-- PROVIDED DATA --
------
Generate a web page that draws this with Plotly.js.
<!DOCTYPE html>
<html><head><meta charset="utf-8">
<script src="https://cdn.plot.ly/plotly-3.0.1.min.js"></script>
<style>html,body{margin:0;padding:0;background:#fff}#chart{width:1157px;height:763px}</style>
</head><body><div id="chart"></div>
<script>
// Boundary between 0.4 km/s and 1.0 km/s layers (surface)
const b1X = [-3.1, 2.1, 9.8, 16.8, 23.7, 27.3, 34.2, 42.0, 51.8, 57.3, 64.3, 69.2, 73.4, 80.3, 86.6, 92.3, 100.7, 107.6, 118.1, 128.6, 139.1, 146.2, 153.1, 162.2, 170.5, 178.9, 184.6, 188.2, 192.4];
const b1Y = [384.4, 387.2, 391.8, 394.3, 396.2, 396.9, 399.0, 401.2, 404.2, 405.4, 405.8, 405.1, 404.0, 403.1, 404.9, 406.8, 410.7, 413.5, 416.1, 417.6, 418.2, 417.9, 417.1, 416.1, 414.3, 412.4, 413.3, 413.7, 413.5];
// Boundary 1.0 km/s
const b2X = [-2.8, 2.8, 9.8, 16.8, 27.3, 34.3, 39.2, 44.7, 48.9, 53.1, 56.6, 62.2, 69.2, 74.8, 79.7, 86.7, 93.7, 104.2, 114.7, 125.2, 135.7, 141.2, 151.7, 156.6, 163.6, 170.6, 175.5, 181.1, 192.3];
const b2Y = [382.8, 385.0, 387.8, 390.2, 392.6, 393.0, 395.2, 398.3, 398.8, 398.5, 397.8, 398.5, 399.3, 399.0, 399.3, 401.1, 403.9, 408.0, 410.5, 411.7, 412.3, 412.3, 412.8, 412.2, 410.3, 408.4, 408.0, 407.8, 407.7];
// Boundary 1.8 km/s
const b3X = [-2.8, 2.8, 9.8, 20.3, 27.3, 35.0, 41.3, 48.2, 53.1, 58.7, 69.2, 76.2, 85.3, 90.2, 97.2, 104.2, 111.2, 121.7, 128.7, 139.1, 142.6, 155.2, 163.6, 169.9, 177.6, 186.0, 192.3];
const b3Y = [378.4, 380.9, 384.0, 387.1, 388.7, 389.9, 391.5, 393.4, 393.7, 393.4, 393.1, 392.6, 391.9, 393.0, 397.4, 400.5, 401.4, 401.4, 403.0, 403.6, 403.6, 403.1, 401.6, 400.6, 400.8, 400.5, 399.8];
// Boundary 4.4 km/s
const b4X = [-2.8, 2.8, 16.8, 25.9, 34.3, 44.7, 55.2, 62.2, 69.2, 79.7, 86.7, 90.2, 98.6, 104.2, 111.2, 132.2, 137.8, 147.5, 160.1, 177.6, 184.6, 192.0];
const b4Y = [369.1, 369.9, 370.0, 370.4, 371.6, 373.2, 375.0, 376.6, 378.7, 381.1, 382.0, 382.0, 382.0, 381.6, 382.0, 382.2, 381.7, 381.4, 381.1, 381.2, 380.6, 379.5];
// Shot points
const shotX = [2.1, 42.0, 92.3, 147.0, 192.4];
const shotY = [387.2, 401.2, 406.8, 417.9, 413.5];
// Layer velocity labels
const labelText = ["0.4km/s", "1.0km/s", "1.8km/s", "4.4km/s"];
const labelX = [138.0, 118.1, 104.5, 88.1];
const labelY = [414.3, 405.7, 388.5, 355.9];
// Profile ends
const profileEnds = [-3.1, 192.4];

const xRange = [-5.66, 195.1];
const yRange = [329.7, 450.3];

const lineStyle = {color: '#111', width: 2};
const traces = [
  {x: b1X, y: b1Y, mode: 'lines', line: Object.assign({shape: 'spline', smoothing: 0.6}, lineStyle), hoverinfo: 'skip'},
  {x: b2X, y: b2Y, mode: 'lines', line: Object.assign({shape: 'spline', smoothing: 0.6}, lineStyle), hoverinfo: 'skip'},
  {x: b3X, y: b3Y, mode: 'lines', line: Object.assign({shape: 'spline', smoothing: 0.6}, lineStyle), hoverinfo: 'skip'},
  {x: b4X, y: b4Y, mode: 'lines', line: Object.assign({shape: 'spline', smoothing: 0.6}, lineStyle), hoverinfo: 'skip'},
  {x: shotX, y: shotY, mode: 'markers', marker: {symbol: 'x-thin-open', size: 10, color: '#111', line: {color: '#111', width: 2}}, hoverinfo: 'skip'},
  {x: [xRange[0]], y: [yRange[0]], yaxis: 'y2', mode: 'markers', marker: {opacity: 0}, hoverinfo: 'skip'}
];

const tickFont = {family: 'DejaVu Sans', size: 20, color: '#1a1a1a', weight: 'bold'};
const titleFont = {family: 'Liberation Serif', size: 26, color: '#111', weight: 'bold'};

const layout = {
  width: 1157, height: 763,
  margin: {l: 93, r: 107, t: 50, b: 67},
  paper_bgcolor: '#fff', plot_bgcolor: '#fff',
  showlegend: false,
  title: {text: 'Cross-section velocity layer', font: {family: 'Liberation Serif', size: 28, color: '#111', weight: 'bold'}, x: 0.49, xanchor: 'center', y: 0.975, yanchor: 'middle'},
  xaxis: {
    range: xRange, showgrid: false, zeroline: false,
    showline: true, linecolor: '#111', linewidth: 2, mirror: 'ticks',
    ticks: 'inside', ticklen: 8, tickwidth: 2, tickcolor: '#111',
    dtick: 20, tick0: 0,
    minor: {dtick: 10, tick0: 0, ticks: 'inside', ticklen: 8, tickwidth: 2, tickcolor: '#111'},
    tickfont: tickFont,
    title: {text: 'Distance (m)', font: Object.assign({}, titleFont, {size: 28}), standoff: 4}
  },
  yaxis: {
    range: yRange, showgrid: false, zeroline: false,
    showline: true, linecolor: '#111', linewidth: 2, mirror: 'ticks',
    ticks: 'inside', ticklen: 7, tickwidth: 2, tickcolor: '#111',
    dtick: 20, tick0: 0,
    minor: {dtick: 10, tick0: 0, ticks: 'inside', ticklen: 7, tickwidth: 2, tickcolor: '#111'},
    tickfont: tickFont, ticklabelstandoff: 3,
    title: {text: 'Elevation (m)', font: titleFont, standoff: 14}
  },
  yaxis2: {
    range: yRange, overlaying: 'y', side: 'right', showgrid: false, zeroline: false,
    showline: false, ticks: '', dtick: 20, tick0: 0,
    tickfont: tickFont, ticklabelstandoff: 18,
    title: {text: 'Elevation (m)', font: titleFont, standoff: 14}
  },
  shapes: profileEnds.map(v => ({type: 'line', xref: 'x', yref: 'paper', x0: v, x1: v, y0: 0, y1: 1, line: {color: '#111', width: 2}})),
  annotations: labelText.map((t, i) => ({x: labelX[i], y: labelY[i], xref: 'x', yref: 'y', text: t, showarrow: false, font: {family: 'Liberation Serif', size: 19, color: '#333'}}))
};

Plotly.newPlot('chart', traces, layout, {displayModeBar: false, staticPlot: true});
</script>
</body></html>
------
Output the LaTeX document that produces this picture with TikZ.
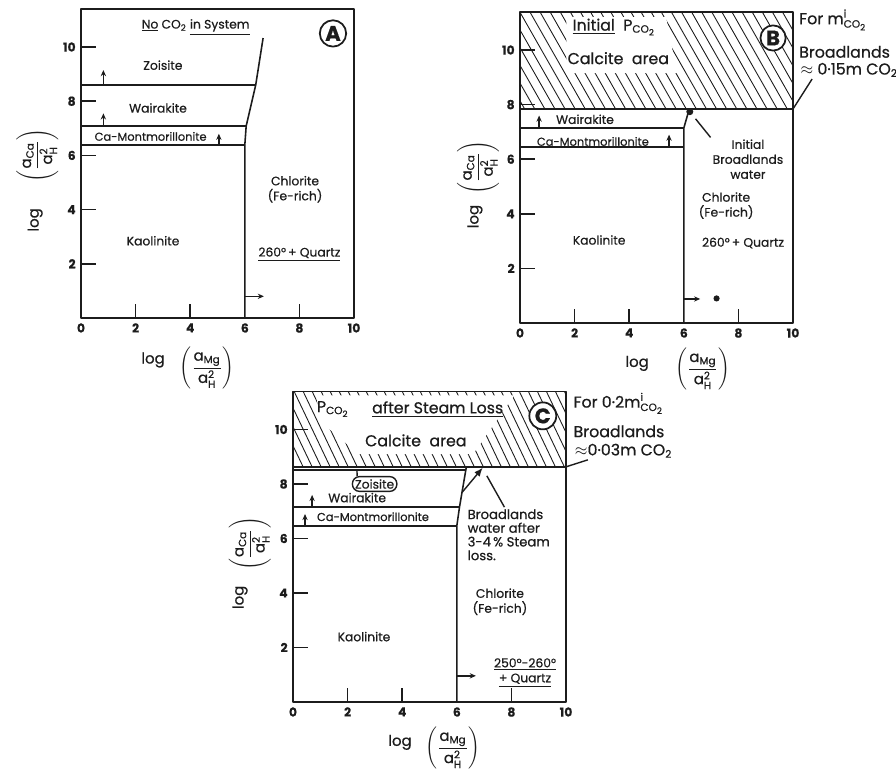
------
-- WHAT YOU SHOULD DO --
Extract from the data every line where "this" shows up.

-- COMPLETE ANSWER --
Generate a web page that draws this with Plotly.js.
Output the LaTeX document that produces this picture with TikZ.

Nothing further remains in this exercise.